-- begin GIVEN DATA --
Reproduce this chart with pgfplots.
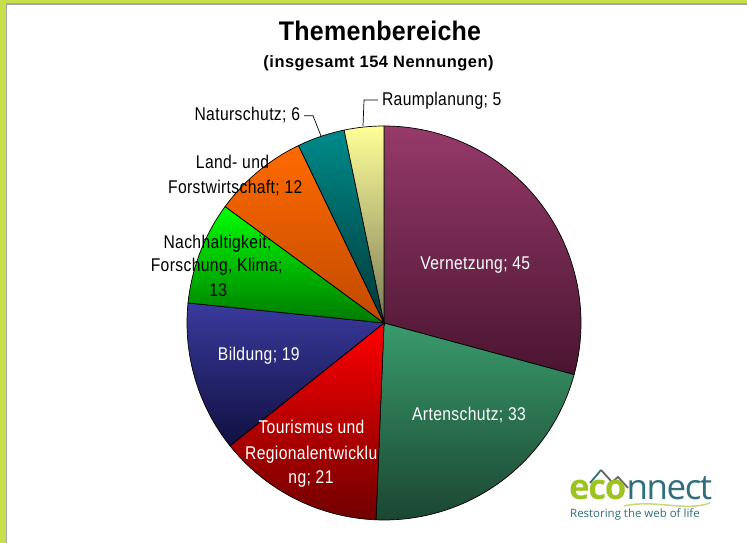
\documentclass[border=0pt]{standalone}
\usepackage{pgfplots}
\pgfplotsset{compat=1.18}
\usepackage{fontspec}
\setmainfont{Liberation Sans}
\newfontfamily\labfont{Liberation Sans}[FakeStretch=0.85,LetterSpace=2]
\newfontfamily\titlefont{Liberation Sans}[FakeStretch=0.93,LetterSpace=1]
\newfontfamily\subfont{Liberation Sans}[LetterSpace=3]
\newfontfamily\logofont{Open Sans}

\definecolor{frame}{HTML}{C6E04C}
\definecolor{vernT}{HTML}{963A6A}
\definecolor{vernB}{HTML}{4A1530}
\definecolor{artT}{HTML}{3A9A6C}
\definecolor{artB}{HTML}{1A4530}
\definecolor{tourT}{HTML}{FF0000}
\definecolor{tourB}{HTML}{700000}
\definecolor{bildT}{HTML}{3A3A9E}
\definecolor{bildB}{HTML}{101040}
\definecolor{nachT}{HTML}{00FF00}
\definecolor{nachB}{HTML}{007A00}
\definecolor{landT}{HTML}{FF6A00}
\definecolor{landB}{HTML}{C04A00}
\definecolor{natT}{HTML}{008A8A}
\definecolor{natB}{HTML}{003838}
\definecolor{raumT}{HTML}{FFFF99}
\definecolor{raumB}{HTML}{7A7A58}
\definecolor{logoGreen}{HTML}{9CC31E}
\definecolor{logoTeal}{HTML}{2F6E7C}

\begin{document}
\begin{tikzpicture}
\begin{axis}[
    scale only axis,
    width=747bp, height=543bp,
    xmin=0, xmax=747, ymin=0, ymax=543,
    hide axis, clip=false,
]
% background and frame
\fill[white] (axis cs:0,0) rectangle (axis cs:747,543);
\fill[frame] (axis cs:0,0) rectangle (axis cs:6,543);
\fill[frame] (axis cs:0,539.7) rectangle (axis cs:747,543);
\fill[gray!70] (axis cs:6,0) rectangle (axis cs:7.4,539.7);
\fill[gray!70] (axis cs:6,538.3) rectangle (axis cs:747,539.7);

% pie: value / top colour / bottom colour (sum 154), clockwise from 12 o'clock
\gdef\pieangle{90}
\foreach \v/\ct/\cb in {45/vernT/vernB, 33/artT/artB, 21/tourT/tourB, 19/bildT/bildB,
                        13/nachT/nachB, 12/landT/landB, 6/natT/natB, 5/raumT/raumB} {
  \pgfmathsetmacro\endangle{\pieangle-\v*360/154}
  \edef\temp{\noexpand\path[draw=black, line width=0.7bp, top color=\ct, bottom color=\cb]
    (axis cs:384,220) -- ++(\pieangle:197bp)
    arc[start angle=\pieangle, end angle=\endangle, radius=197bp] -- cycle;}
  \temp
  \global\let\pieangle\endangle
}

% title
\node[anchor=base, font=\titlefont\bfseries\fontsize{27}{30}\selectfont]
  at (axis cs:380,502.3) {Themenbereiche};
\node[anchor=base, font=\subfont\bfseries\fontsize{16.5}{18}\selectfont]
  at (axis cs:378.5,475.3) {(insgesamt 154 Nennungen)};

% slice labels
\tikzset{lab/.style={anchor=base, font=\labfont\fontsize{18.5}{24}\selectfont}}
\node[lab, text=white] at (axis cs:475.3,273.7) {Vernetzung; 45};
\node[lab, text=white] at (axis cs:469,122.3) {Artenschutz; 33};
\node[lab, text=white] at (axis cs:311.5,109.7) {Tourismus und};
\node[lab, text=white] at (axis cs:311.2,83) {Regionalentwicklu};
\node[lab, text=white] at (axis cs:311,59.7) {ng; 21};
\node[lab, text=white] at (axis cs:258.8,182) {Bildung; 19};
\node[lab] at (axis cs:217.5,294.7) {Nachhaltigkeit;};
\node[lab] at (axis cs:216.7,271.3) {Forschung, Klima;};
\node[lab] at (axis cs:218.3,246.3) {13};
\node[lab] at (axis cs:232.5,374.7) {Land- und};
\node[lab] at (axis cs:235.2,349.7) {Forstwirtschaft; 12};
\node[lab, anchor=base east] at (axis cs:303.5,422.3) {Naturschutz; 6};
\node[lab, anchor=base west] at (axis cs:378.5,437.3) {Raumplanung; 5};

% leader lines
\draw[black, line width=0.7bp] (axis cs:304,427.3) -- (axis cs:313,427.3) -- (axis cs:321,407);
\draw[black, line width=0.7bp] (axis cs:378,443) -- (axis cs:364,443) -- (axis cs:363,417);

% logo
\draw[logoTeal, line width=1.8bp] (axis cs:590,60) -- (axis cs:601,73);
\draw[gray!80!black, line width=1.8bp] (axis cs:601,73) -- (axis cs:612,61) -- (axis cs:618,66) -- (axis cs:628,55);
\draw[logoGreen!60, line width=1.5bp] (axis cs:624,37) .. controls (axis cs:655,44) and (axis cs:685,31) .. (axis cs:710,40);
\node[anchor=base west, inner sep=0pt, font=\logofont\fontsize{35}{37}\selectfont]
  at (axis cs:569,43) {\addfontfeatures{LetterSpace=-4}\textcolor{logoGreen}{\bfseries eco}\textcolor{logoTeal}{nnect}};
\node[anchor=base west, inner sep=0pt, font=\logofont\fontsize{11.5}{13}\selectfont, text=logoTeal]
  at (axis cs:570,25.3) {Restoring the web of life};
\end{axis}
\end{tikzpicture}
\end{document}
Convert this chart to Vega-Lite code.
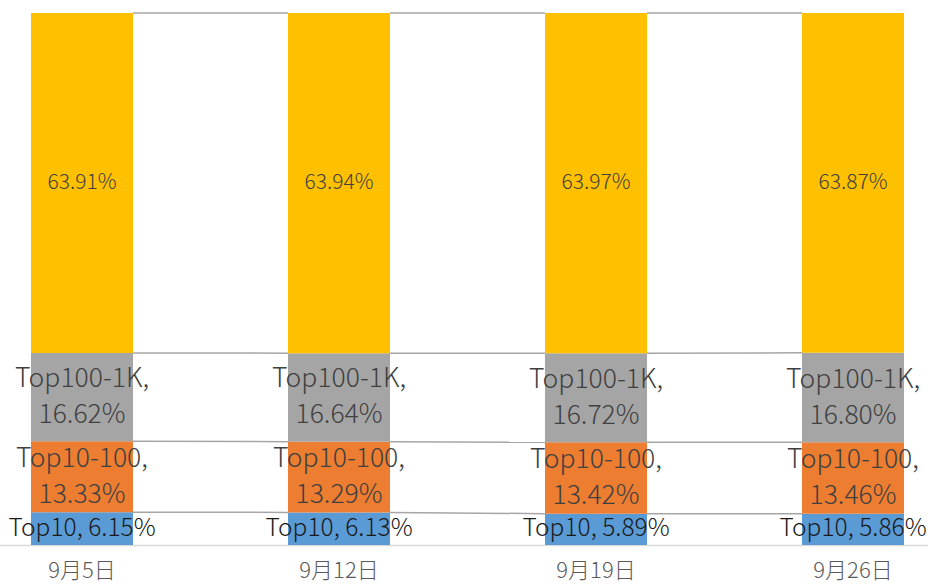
-- end GIVEN DATA --
• **INSTRUCTIONS FOR THE TASK**
Look through the data and show every line containing "chart".

• **ANSWER TO THIS PROBLEM**
Reproduce this chart with pgfplots.
Convert this chart to Vega-Lite code.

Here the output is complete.